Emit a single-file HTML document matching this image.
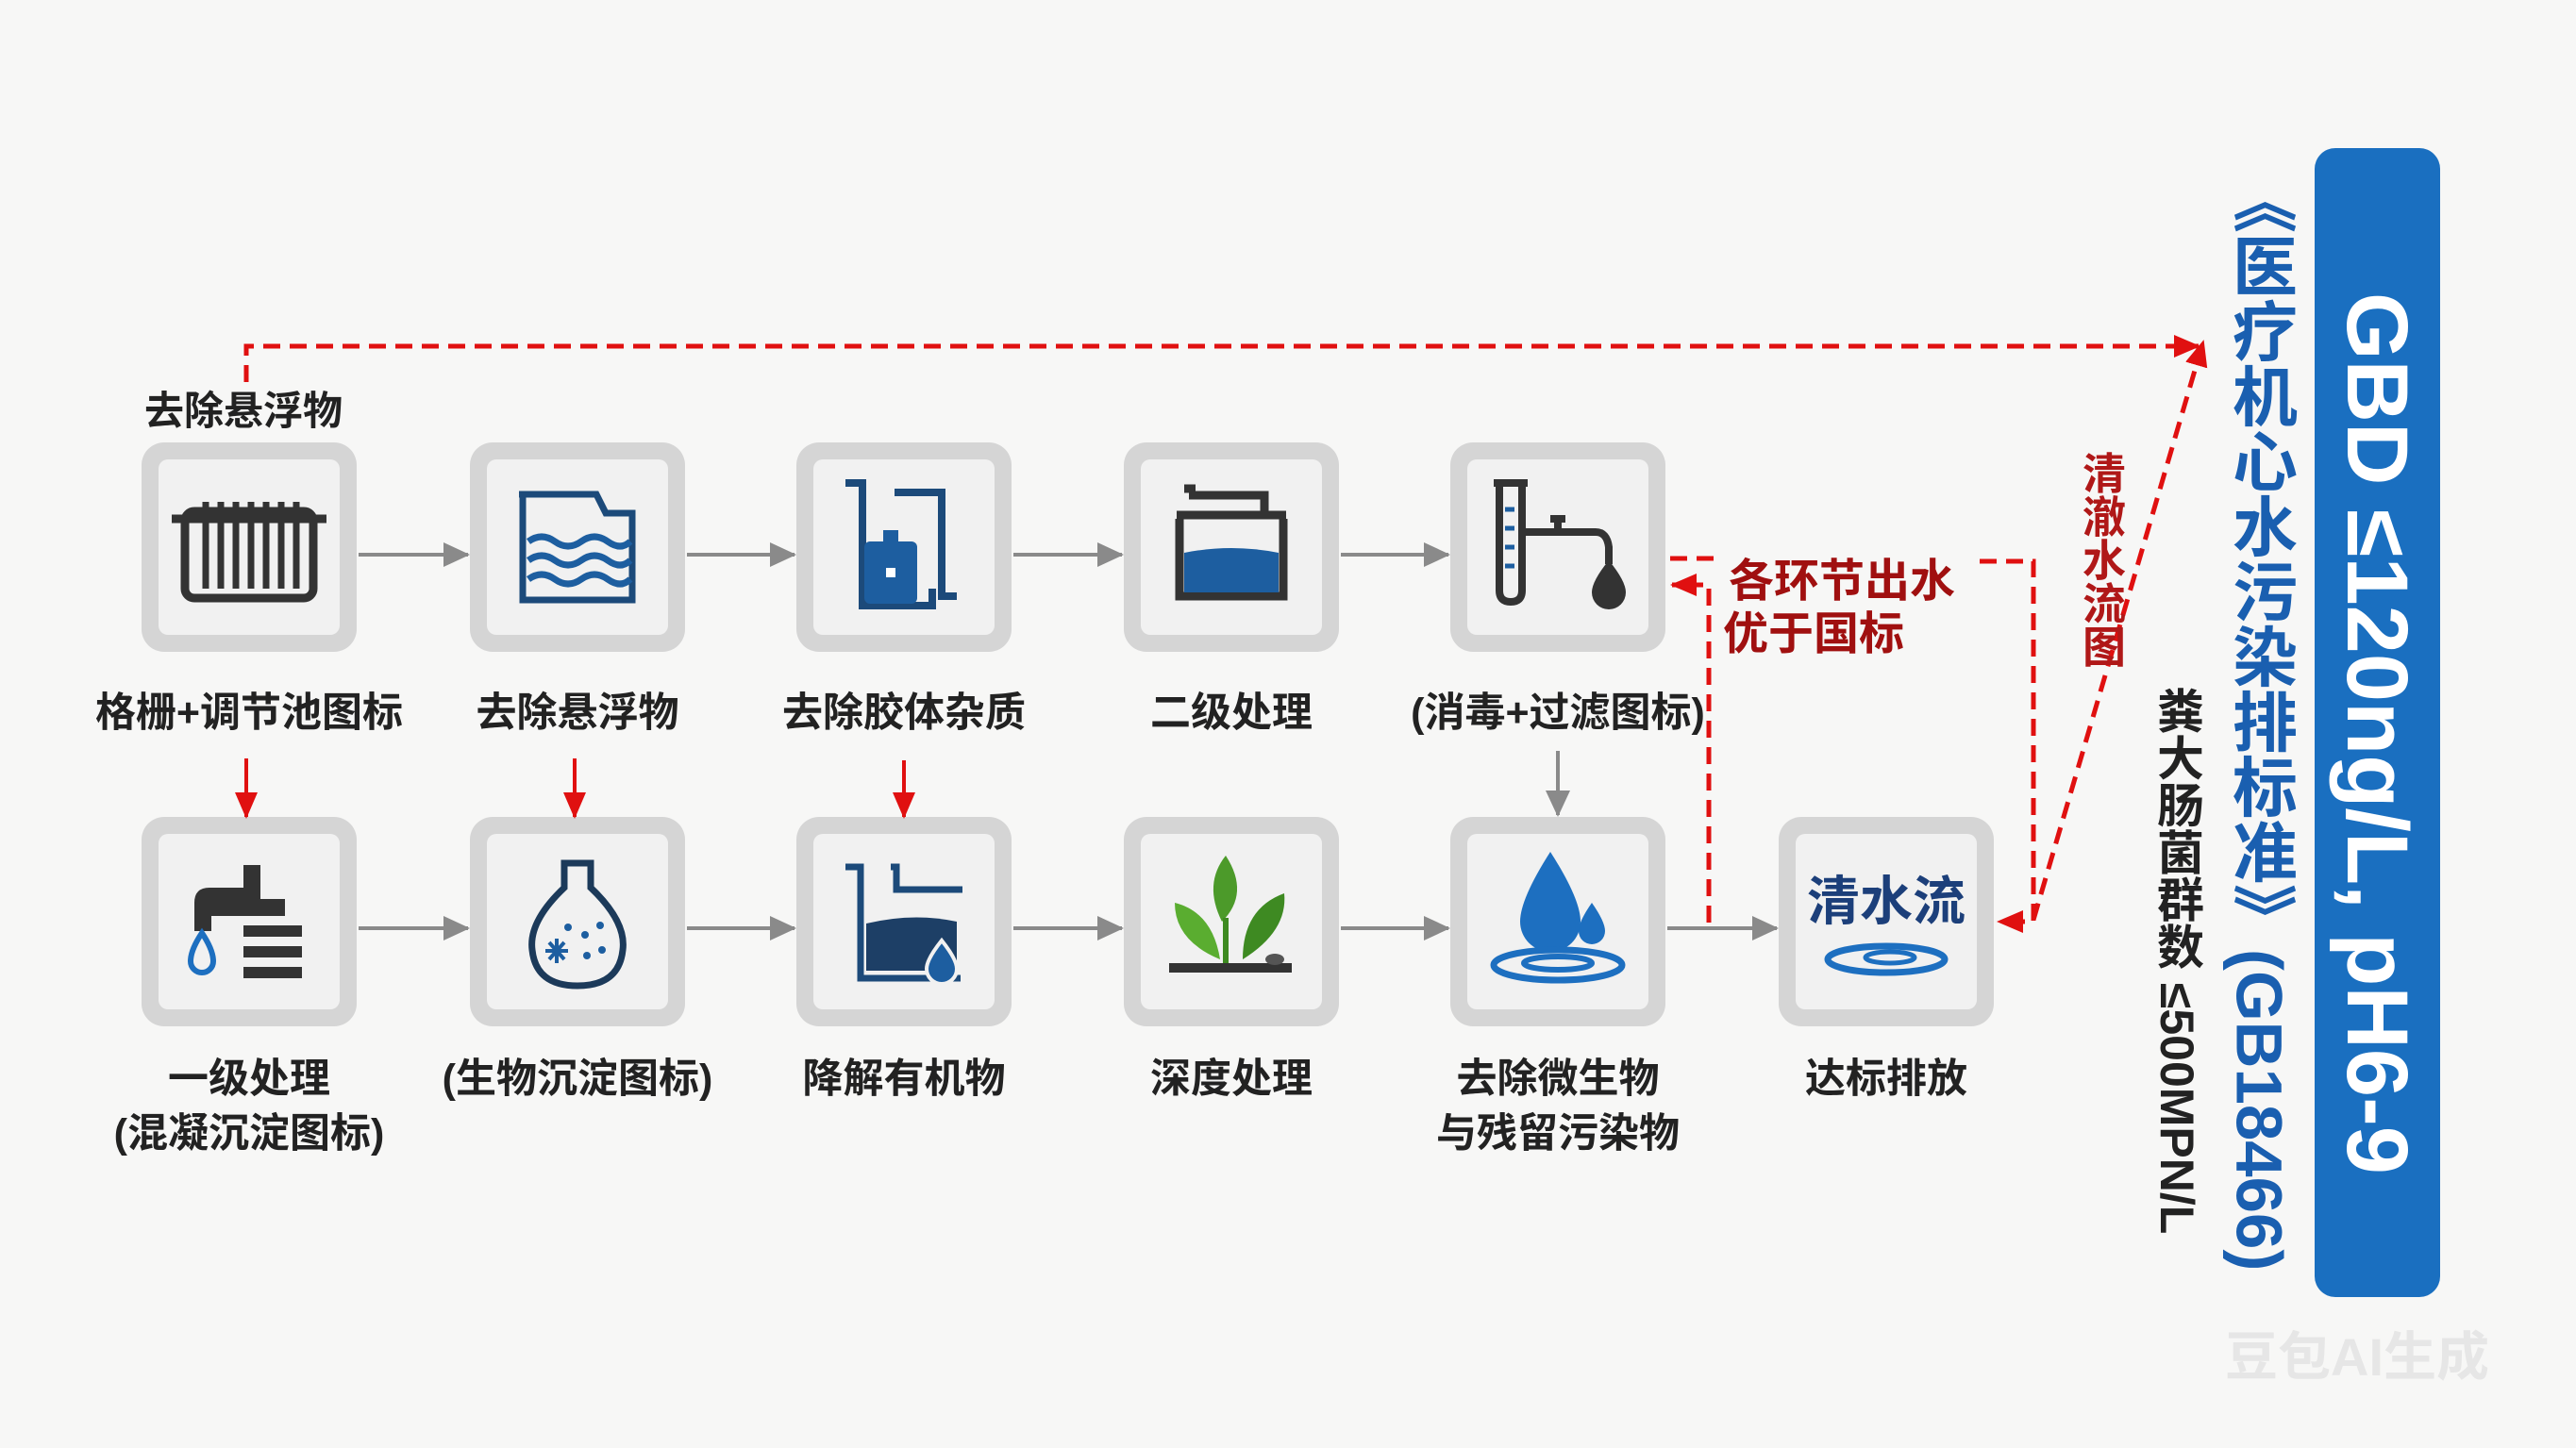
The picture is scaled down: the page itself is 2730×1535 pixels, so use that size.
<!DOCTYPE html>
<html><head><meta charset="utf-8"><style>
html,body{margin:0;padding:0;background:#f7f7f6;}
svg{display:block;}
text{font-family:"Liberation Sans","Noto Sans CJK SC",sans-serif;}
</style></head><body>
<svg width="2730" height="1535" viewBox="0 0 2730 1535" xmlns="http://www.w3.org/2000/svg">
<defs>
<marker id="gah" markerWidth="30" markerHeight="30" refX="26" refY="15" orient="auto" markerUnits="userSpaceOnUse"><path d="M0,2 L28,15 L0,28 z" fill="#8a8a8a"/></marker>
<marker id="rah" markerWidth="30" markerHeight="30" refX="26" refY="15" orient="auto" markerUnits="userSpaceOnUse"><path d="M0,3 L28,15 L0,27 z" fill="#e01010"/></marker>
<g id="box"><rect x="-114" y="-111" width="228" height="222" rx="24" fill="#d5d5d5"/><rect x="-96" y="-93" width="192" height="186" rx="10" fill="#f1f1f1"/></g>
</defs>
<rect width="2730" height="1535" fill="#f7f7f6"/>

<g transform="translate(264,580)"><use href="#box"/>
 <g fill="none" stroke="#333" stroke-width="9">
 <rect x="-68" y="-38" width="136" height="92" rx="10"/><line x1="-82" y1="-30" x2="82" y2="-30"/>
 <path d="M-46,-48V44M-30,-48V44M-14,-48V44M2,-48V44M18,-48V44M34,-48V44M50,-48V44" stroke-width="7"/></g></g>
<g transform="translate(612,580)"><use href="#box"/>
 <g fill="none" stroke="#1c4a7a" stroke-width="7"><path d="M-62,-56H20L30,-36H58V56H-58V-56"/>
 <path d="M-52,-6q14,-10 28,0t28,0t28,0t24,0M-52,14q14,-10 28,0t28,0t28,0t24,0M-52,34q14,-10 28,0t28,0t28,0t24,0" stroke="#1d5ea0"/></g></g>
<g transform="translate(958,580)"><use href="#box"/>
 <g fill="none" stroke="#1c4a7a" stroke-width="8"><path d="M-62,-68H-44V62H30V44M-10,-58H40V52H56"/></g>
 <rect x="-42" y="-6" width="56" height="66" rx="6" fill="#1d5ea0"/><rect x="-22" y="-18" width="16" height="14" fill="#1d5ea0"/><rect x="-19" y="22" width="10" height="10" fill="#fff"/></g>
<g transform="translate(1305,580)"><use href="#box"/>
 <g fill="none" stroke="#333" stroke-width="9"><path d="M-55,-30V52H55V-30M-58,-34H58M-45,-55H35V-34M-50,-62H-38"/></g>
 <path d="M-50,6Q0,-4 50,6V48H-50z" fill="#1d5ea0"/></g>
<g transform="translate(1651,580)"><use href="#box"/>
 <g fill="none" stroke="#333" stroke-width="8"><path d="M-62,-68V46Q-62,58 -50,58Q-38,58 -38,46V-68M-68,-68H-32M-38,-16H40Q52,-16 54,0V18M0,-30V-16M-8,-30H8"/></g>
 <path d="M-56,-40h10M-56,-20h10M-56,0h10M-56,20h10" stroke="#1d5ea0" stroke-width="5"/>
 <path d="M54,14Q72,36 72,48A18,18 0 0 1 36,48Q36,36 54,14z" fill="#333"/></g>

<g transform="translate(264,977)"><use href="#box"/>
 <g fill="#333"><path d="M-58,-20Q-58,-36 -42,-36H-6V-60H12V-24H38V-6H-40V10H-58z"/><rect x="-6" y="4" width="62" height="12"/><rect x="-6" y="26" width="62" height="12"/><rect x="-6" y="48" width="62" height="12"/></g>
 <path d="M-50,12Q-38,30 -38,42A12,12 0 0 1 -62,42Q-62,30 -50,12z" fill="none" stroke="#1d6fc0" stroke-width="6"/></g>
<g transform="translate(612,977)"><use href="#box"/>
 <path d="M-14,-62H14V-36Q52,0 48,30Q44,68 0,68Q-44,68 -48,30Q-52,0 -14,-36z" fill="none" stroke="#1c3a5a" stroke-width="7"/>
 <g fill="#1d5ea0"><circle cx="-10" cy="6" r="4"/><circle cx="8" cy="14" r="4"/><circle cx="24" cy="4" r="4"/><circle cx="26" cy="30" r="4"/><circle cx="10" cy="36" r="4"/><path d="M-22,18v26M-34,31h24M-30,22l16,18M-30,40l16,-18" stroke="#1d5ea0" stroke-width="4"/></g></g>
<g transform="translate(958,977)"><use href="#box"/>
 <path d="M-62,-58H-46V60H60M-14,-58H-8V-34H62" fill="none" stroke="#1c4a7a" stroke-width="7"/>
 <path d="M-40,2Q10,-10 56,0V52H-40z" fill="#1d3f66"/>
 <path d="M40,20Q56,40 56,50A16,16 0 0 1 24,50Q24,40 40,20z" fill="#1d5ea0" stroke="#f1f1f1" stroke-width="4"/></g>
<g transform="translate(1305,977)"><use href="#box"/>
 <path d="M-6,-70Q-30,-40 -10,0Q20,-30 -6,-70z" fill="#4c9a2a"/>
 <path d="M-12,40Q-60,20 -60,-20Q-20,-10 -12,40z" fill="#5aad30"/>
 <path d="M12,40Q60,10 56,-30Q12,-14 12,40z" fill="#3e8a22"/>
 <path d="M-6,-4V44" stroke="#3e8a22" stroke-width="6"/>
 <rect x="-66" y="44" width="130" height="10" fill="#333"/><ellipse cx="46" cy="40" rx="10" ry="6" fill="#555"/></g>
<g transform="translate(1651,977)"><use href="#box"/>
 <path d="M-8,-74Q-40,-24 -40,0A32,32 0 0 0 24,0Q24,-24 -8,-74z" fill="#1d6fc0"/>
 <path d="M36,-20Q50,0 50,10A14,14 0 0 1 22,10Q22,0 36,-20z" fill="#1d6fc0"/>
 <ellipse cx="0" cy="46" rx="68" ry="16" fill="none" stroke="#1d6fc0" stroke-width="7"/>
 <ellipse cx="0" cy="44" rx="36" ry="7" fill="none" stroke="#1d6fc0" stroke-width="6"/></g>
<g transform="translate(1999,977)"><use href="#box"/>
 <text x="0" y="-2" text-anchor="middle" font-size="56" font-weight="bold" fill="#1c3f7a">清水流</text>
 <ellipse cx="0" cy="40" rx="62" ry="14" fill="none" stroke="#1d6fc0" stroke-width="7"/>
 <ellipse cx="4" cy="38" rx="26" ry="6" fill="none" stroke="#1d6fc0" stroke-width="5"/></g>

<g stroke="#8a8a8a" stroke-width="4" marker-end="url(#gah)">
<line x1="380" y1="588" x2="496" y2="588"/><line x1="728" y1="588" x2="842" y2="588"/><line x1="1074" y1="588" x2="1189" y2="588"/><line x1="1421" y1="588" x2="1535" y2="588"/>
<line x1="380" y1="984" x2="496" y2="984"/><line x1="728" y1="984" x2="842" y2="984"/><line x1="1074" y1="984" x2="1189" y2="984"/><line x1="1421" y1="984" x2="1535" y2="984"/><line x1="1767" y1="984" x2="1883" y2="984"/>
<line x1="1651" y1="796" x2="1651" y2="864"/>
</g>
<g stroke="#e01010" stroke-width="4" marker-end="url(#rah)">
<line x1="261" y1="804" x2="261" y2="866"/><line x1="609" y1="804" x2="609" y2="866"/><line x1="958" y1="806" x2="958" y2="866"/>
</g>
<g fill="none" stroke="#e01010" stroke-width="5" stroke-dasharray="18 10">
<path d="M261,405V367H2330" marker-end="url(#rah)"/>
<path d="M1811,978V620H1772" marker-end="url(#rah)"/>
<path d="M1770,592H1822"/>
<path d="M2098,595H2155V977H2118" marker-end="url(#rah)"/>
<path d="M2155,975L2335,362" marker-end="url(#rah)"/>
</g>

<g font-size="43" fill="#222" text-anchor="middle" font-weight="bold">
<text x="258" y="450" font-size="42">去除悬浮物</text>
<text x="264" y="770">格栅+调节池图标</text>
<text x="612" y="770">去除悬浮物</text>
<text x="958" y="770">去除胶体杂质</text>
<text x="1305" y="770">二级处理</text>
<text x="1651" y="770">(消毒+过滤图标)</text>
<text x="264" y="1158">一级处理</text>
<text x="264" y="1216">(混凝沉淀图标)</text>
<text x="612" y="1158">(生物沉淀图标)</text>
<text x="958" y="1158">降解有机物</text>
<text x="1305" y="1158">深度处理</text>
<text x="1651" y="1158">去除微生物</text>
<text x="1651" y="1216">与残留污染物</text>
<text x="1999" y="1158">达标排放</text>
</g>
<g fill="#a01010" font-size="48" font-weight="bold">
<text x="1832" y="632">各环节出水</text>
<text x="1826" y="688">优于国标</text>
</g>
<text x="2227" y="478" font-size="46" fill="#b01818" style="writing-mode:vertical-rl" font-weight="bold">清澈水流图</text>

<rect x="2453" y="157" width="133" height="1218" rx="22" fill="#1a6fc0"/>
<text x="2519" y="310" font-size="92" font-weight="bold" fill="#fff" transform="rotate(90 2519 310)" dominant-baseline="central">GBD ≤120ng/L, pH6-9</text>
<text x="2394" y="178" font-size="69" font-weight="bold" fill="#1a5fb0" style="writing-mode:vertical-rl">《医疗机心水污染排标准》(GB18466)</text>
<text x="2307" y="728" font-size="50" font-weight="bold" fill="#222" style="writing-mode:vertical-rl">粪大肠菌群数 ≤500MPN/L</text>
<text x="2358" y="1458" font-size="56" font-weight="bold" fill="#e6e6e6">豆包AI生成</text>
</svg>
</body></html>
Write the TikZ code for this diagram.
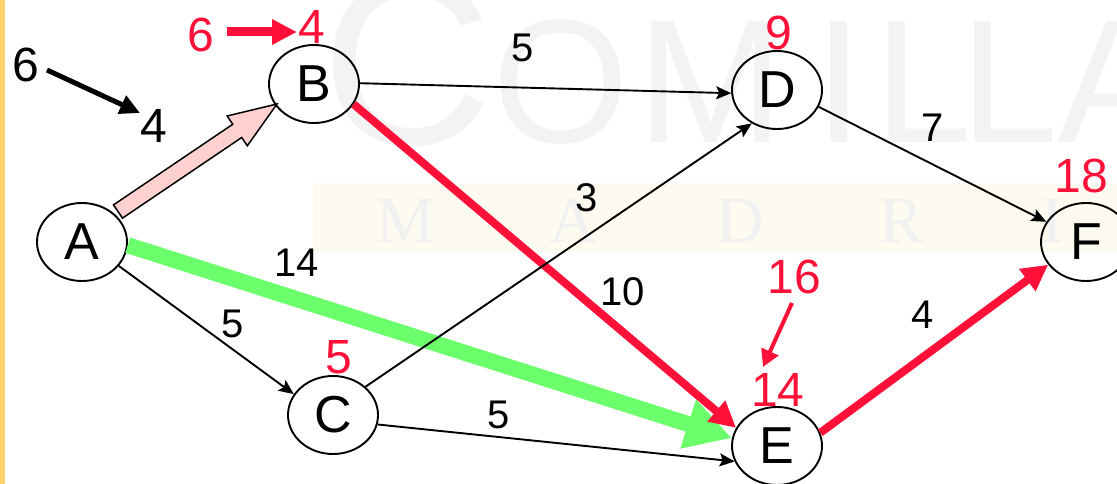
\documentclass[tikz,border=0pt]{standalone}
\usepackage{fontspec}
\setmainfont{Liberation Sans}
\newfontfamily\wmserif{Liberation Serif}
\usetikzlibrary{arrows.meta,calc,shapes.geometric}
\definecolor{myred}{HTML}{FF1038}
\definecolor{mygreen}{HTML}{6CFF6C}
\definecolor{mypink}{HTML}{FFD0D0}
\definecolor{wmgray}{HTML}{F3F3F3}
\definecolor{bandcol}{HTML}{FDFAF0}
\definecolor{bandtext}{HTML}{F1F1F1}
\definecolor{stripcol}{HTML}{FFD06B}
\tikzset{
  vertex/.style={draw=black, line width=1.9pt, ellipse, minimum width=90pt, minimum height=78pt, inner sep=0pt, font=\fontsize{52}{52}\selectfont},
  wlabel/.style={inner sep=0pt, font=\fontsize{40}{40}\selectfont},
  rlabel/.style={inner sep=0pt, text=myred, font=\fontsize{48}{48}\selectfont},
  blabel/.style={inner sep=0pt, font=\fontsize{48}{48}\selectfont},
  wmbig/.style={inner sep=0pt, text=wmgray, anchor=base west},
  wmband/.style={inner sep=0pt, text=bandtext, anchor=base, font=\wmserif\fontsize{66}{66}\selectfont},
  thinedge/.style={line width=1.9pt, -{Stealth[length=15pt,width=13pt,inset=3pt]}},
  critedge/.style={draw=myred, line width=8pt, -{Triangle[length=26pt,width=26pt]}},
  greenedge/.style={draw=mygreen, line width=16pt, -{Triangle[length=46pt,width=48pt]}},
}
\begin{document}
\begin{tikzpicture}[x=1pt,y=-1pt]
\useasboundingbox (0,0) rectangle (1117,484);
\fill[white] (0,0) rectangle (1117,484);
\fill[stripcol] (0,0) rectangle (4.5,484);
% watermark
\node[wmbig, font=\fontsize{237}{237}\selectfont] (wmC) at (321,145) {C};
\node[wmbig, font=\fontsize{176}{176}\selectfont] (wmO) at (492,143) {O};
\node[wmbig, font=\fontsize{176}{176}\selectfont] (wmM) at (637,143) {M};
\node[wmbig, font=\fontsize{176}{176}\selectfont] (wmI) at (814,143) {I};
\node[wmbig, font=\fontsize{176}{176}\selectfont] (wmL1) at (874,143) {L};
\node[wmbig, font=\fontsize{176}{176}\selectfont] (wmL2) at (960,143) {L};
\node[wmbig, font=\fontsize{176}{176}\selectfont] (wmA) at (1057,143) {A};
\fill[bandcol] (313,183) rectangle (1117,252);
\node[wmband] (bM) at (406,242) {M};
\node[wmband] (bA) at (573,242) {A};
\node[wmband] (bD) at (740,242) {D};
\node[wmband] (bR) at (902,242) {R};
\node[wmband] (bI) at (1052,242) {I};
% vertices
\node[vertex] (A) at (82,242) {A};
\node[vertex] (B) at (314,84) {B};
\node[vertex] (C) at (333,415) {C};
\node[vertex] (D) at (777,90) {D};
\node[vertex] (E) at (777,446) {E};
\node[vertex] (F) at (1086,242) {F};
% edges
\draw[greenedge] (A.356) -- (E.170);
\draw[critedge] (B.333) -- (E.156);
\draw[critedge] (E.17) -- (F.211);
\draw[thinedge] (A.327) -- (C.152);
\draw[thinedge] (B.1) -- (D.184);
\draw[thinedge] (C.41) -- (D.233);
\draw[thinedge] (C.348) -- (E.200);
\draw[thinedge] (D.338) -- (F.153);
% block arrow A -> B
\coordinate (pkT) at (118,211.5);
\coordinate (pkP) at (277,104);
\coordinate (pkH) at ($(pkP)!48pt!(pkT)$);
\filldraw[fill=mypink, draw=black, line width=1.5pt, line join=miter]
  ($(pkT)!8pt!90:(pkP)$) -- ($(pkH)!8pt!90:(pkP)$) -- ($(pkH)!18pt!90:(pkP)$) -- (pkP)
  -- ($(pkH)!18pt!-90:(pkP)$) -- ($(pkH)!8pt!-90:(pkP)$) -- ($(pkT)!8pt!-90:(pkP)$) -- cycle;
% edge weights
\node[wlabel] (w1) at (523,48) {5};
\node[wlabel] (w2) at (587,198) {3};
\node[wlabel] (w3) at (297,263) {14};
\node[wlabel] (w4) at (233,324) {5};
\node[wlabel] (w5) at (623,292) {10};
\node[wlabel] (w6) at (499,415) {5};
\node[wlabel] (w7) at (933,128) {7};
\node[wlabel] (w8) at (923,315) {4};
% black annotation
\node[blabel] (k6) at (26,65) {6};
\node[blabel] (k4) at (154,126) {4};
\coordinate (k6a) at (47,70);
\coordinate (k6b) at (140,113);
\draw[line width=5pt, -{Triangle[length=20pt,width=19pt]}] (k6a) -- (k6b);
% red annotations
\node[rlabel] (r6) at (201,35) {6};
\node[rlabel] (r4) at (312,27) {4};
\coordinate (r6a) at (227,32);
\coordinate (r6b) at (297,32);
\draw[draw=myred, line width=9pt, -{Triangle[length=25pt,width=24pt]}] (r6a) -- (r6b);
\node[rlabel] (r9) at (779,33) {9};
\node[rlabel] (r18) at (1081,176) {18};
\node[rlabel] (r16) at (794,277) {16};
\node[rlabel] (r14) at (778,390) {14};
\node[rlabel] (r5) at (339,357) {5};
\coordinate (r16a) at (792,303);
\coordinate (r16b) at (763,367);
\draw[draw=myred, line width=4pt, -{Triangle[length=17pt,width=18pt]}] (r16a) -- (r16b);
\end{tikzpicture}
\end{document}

Exercise: Write down only how many lines in the listing contain the word "this".

Reply: 2